Specifically, Whitehead hired on the late Rep. Norwood’s old staff early in the campaign, a smart move for somebody looking to project the continuation of an administration most in the district had been overwhelmingly happy with for years. He also retained one of the top political consultants in the state, Joel McElhannon, to actually run his campaign. To quote an insider, the Norwood holdovers “were quite happy letting Joel call shots during the primary, but once it was over and they had such a commanding lead, they shoved the in-state consultant, Joel, aside, and prepared for the swearing in ceremony.”

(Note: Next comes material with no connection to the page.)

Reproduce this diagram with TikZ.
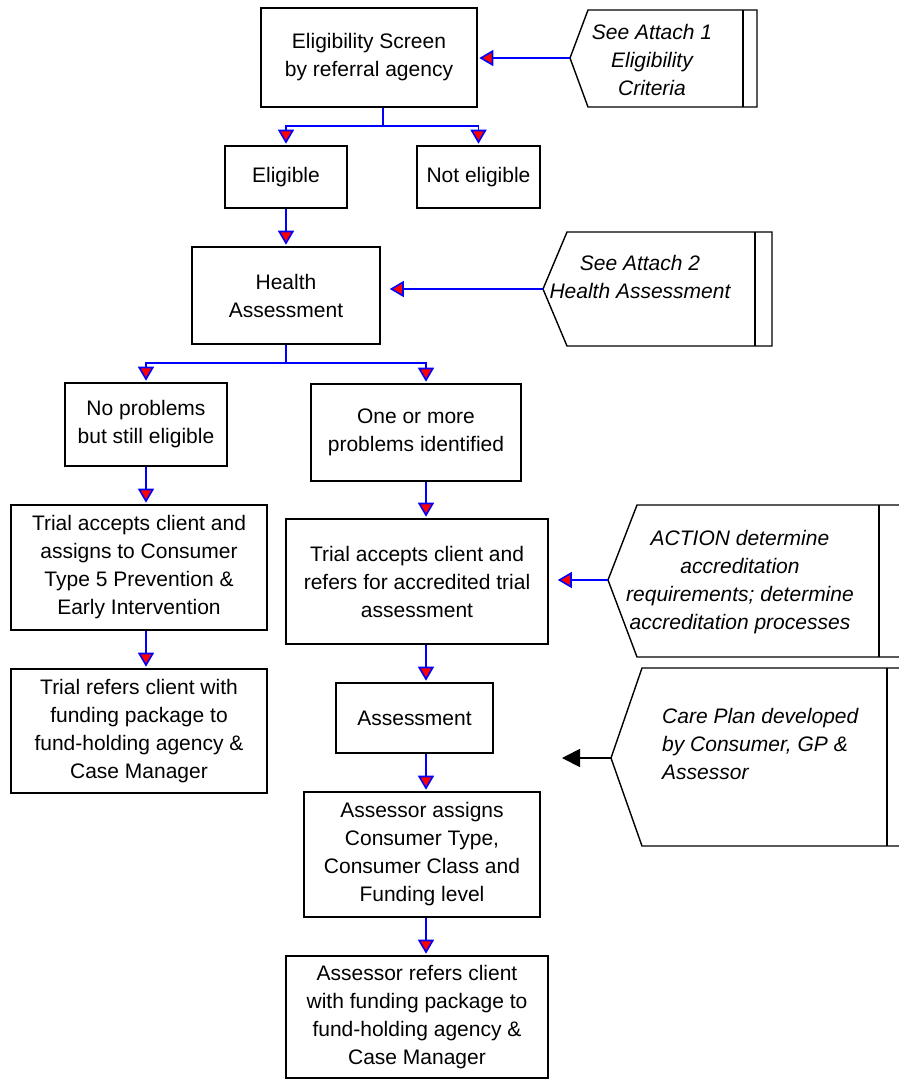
\documentclass[tikz,border=0pt]{standalone}
\usepackage{fontspec}
\setmainfont{Liberation Sans}
\usetikzlibrary{arrows.meta}

\tikzset{
    stepbox/.style={draw, line width=1.6pt, align=center, inner sep=0pt, font=\fontsize{21}{28}\selectfont},
    notetext/.style={align=center, inner sep=0pt, font=\fontsize{21}{28}\selectfont\itshape},
    callout/.style={draw, line width=1.4pt, line join=miter},
    flow/.style={draw=blue, line width=1.6pt, -{Triangle[fill=red, length=14pt, width=16pt]}, shorten >=1.5pt},
    blackflow/.style={draw=black, line width=1.8pt, -{Triangle[length=18pt, width=18pt]}}
}

\begin{document}
\begin{tikzpicture}[x=1pt, y=-1pt]
        \useasboundingbox (0,0) rectangle (899,1080);

        \node [stepbox, minimum width=216pt, minimum height=99pt] (escreen) at (369,57.5) {Eligibility Screen\\by referral agency};
        \node [stepbox, minimum width=122pt, minimum height=62pt] (eligible) at (286,177) {Eligible};
        \node [stepbox, minimum width=123pt, minimum height=62pt] (noteligible) at (478.5,177) {Not eligible};
        \node [stepbox, minimum width=188pt, minimum height=97pt] (health) at (286,295.5) {Health\\Assessment};
        \node [stepbox, minimum width=162pt, minimum height=83pt] (noprob) at (146,424.5) {No problems\\but still eligible};
        \node [stepbox, minimum width=210pt, minimum height=97pt] (oneprob) at (416,432.5) {One or more\\problems identified};
        \node [stepbox, minimum width=256pt, minimum height=125pt] (trialacc) at (139,567.5) {Trial accepts client and\\assigns to Consumer\\Type 5 Prevention \&\\Early Intervention};
        \node [stepbox, minimum width=256pt, minimum height=124pt] (trialfund) at (139,731) {Trial refers client with\\funding package to\\fund-holding agency \&\\Case Manager};
        \node [stepbox, minimum width=262pt, minimum height=125pt] (trialref) at (417,581.5) {Trial accepts client and\\refers for accredited trial\\assessment};
        \node [stepbox, minimum width=157pt, minimum height=70pt] (assess) at (414.5,718) {Assessment};
        \node [stepbox, minimum width=236pt, minimum height=125pt] (assign) at (422,854.5) {Assessor assigns\\Consumer Type,\\Consumer Class and\\Funding level};
        \node [stepbox, minimum width=262pt, minimum height=122pt] (assfund) at (417,1017) {Assessor refers client\\with funding package to\\fund-holding agency \&\\Case Manager};

        \coordinate (att1) at (570,58);
        \coordinate (att2) at (543,289);
        \coordinate (att3) at (608,580);
        \coordinate (att4) at (611,758);
        \coordinate (att4end) at (562,758);
        \draw [callout] (att1) -- (588,10) -- (757,10) -- (757,107) -- (588,107) -- cycle;
        \draw [callout] (743,10) -- (743,107);
        \draw [callout] (att2) -- (567,232) -- (772,232) -- (772,346) -- (567,346) -- cycle;
        \draw [callout] (755,232) -- (755,346);
        \draw [callout] (910,505) -- (637,505) -- (att3) -- (637,657) -- (910,657);
        \draw [callout] (879,505) -- (879,657);
        \draw [callout] (910,668) -- (642,668) -- (att4) -- (642,846) -- (910,846);
        \draw [callout] (887,668) -- (887,846);
        \node [notetext] (note1) at (652,60) {See Attach 1\\Eligibility\\Criteria};
        \node [notetext] (note2) at (640,277) {See Attach 2\\Health Assessment};
        \node [notetext] (note3) at (740,582) {ACTION determine\\accreditation\\requirements; determine\\accreditation processes};
        \node [notetext, align=left, anchor=north west] (note4) at (662,708) {Care Plan developed\\by Consumer, GP \&\\Assessor};

        \coordinate (esplit) at (383,126);
        \coordinate (hsplit) at (286,363);
        \coordinate (leftline) at (146,0);
        \coordinate (midline) at (426,0);

        \draw [flow] (att1) -- (att1 -| escreen.east);
        \draw [flow, shorten >=9pt] (att2) -- (att2 -| health.east);
        \draw [flow, shorten >=9pt] (att3) -- (att3 -| trialref.east);
        \draw [blackflow] (att4) -- (att4end);

        \draw [flow, -] (escreen.south -| esplit) -- (esplit);
        \draw [flow] (esplit) -| (eligible.north);
        \draw [flow] (esplit) -| (noteligible.north);
        \draw [flow] (eligible.south) -- (health.north);
        \draw [flow, -] (health.south) -- (hsplit);
        \draw [flow] (hsplit) -| (noprob.north);
        \draw [flow] (hsplit) -| (oneprob.north -| midline);
        \draw [flow] (noprob.south) -- (trialacc.north -| leftline);
        \draw [flow] (trialacc.south -| leftline) -- (trialfund.north -| leftline);
        \draw [flow] (oneprob.south -| midline) -- (trialref.north -| midline);
        \draw [flow] (trialref.south -| midline) -- (assess.north -| midline);
        \draw [flow] (assess.south -| midline) -- (assign.north -| midline);
        \draw [flow] (assign.south -| midline) -- (assfund.north -| midline);
    \end{tikzpicture}
\end{document}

During the three weeks of the runoff, the Whitehead campaign did next to nothing, sitting in Augusta and eschewing any temptation to spend money on mailings or television spots, or effort on walking from door to door. The only action taken was a small number of appearances by the candidate — and in one of these, he exercised his main weakness: his penchant for sometimes speaking first and thinking later. In this case, he said in essence that the election would determine whether Augusta or Athens was the city that mattered in the 10th CD — and true to his word, the campaign completely wrote the western end of the district off for the duration of the run-up to the election.
Paul Broun did not. He worked in Athens, telling the people there that Jim Whitehead, if elected, would ignore them (a fact borne out by Whitehead’s treatment of the town during the campaign); he worked in Augusta; and he worked in between. The airwaves, newspapers, and people’s mail boxes were flooded with the message and likeness of Paul Broun, while Jim Whitehead simply let his opponent have the initiative — and it came back to bite him, hard.
Regardless of the election’s outcome, Georgia’s 10th CD — and Congress — would have gained another conservative Republican. With Paul Broun’s victory, the GOP has gained aself-described “strict constitutionalist” who is committed to “restor[ing] government according to the Constitution as our Founders intended.” Broun has said that he, like Rep. Ron Paul (R-Tex.), will “always carry a pocket Constitution” on his person while in Congress, and will “apply a four-way test to all legislation” (in essence, is each piece of legislation constitutional, moral, needed, and affordable?)
Broun is a proponent of private property rights, an opponent of illegal immigration, and a supporter of the Fair Tax, or national sales tax (as well as the abolition of the IRS.) He is a member of the National Rifle Association and president of the local affiliate, the Georgia Sport Shooting Association. Further, he is pro-religious freedom, and is very outspoken against “the ACLU and Activist Federal Judges,” who he says are “destroying America’s heritage of religious freedom and religious expression.”
He came from behind to make a runoff for Rep. Norwood’s open seat. He came from behind to win that runoff, and to make it to the US House of Representatives. All pride and petty quibbles aside, Georgia Republicans have to feel good about having a staunch conservative with that kind of work ethic representing them in Congress for many years to come.